Return the count of lines that mention "chart", with no other words.
═══
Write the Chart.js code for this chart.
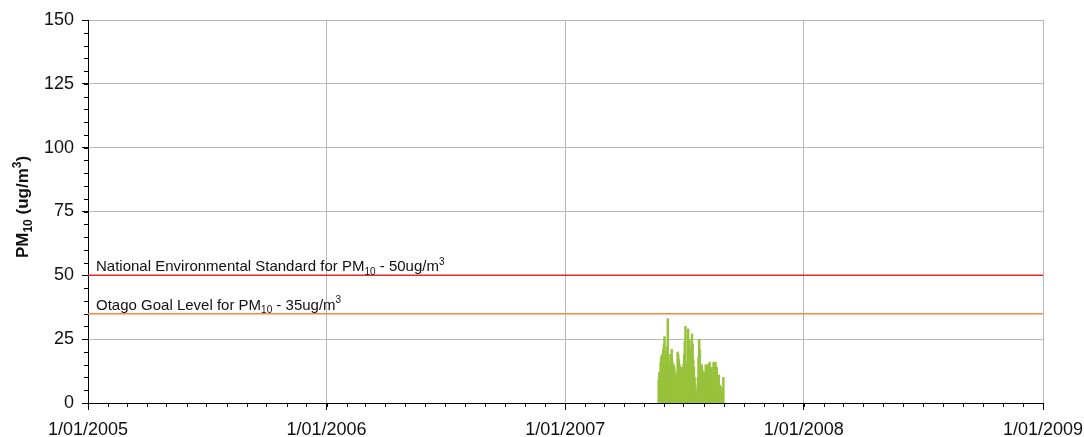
<!DOCTYPE html>
<html>
<head>
<meta charset="utf-8">
<script src="https://cdn.jsdelivr.net/npm/chart.js@4/dist/chart.umd.min.js"></script>
<style>
    html, body { margin: 0; padding: 0; background: #ffffff; }
    #wrap { width: 1084px; height: 437px; }
</style>
</head>
<body>
<div id="wrap"><canvas id="chart" width="1084" height="437"></canvas></div>
<script>
// days counted from 1/01/2005
const yearTickDays = [0, 365, 730, 1095, 1461];
const yearTickLabels = ['1/01/2005', '1/01/2006', '1/01/2007', '1/01/2008', '1/01/2009'];
const monthTickDays = [];
const yTicks = [0, 25, 50, 75, 100, 125, 150];

// daily PM10 from 24/05/2007 (day 873)
const pm10StartDay = 873;
const pm10Values = [
    9, 12, 7, 16, 18, 19, 19, 21, 23, 26, 20, 2, 10, 22, 33, 15, 12, 14,
    19, 17, 21, 16, 13, 15, 14, 12, 11, 6, 10, 20, 19, 17, 15, 13, 11, 14,
    12, 10, 15, 19, 24, 30, 14, 12, 16, 29, 21, 25, 22, 20, 19, 27, 23, 17,
    14, 10, 7, 4, 5, 4, 10, 18, 25, 21, 14, 9, 15, 13, 12, 12, 10, 12,
    15, 13, 15, 0, 0, 15, 16, 13, 14, 14, 12, 10, 16, 14, 12, 16, 13, 14,
    10, 9, 11, 6, 7, 6, 6, 4, 3, 10
];

const nesLevel = 50;
const goalLevel = 35;

(function () {
    const monthLengths = [31, 28, 31, 30, 31, 30, 31, 31, 30, 31, 30, 31];
    let day = 0;
    for (let year = 2005; year <= 2008; year++) {
        for (let m = 0; m < 12; m++) {
            monthTickDays.push(day);
            let len = monthLengths[m];
            if (m === 1 && year % 4 === 0) {
                len = 29;
            }
            day += len;
        }
    }
})();

const barData = pm10Values.map(function (v, i) {
    return { x: pm10StartDay + i, y: v };
});

const FONT = "'Liberation Sans', Arial, sans-serif";

function drawRich(ctx, parts, x, y, size, bold) {
    const weight = bold ? 'bold ' : '';
    let cx = x;
    parts.forEach(function (p) {
        let fs = size;
        let dy = 0;
        if (p.mode === 'sub') {
            fs = Math.round(size * 0.68);
            dy = size * 0.22;
        } else if (p.mode === 'sup') {
            fs = Math.round(size * 0.68);
            dy = -size * 0.42;
        }
        ctx.font = weight + fs + 'px ' + FONT;
        ctx.fillText(p.t, cx, y + dy);
        cx += ctx.measureText(p.t).width;
    });
}

function richWidth(ctx, parts, size, bold) {
    const weight = bold ? 'bold ' : '';
    let w = 0;
    parts.forEach(function (p) {
        const fs = p.mode === 'n' ? size : Math.round(size * 0.68);
        ctx.font = weight + fs + 'px ' + FONT;
        w += ctx.measureText(p.t).width;
    });
    return w;
}

const annotationPlugin = {
    id: 'annotations',
    afterDraw: function (chart) {
        const ctx = chart.ctx;
        const xs = chart.scales.x;
        const ys = chart.scales.y;
        const area = chart.chartArea;
        ctx.save();
        ctx.strokeStyle = '#000000';
        ctx.lineWidth = 1;

        // minor month ticks
        ctx.beginPath();
        monthTickDays.forEach(function (d) {
            const px = Math.round(xs.getPixelForValue(d)) + 0.5;
            ctx.moveTo(px, area.bottom);
            ctx.lineTo(px, area.bottom + 4);
        });
        // minor y ticks
        for (let v = 0; v <= 150; v += 5) {
            const py = Math.round(ys.getPixelForValue(v)) + 0.5;
            ctx.moveTo(area.left - 4, py);
            ctx.lineTo(area.left, py);
        }
        ctx.stroke();

        // standard labels
        ctx.fillStyle = '#111111';
        ctx.textBaseline = 'alphabetic';
        ctx.textAlign = 'left';
        drawRich(ctx, [
            { t: 'National Environmental Standard for PM', mode: 'n' },
            { t: '10', mode: 'sub' },
            { t: ' - 50ug/m', mode: 'n' },
            { t: '3', mode: 'sup' }
        ], area.left + 8, ys.getPixelForValue(nesLevel) - 4, 15, false);
        drawRich(ctx, [
            { t: 'Otago Goal Level for PM', mode: 'n' },
            { t: '10', mode: 'sub' },
            { t: ' - 35ug/m', mode: 'n' },
            { t: '3', mode: 'sup' }
        ], area.left + 8, ys.getPixelForValue(goalLevel) - 4, 15, false);

        // y axis title
        const titleParts = [
            { t: 'PM', mode: 'n' },
            { t: '10', mode: 'sub' },
            { t: ' (ug/m', mode: 'n' },
            { t: '3', mode: 'sup' },
            { t: ')', mode: 'n' }
        ];
        const tw = richWidth(ctx, titleParts, 17, true);
        ctx.translate(28, 207);
        ctx.rotate(-Math.PI / 2);
        drawRich(ctx, titleParts, -tw / 2, 0, 17, true);
        ctx.restore();
    }
};

new Chart(document.getElementById('chart'), {
    type: 'bar',
    data: {
        datasets: [
            {
                type: 'line',
                data: [{ x: 0, y: nesLevel }, { x: 1461, y: nesLevel }],
                borderColor: '#e42a2a',
                borderWidth: 1.5,
                pointRadius: 0,
                order: 1
            },
            {
                type: 'line',
                data: [{ x: 0, y: goalLevel }, { x: 1461, y: goalLevel }],
                borderColor: '#f5883a',
                borderWidth: 1.5,
                pointRadius: 0,
                order: 1
            },
            {
                data: barData,
                backgroundColor: '#98c23b',
                borderWidth: 0,
                barThickness: 1.8,
                order: 2
            }
        ]
    },
    options: {
        responsive: false,
        animation: false,
        layout: { padding: { top: 20, right: 41, left: 0, bottom: 0 } },
        plugins: {
            legend: { display: false },
            tooltip: { enabled: false }
        },
        scales: {
            x: {
                type: 'linear',
                min: 0,
                max: 1461,
                offset: false,
                afterBuildTicks: function (scale) {
                    scale.ticks = yearTickDays.map(function (d) { return { value: d }; });
                },
                afterFit: function (scale) {
                    scale.height = 34;
                    scale.paddingLeft = 0;
                    scale.paddingRight = 0;
                },
                grid: {
                    offset: false,
                    color: '#b8b8b8',
                    tickColor: '#000000',
                    tickLength: 7
                },
                border: { color: '#000000' },
                ticks: {
                    color: '#111111',
                    font: { family: FONT, size: 18 },
                    padding: 9,
                    maxRotation: 0,
                    autoSkip: false,
                    callback: function (value, index) {
                        return yearTickLabels[index];
                    }
                }
            },
            y: {
                min: 0,
                max: 150,
                afterBuildTicks: function (scale) {
                    scale.ticks = yTicks.map(function (v) { return { value: v }; });
                },
                afterFit: function (scale) { scale.width = 88; },
                grid: {
                    color: '#b8b8b8',
                    tickColor: '#000000',
                    tickLength: 6
                },
                border: { color: '#000000' },
                ticks: {
                    color: '#111111',
                    font: { family: FONT, size: 18 },
                    padding: 8
                }
            }
        }
    },
    plugins: [annotationPlugin]
});
</script>
</body>
</html>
═══
▸ TASK RESULT: 9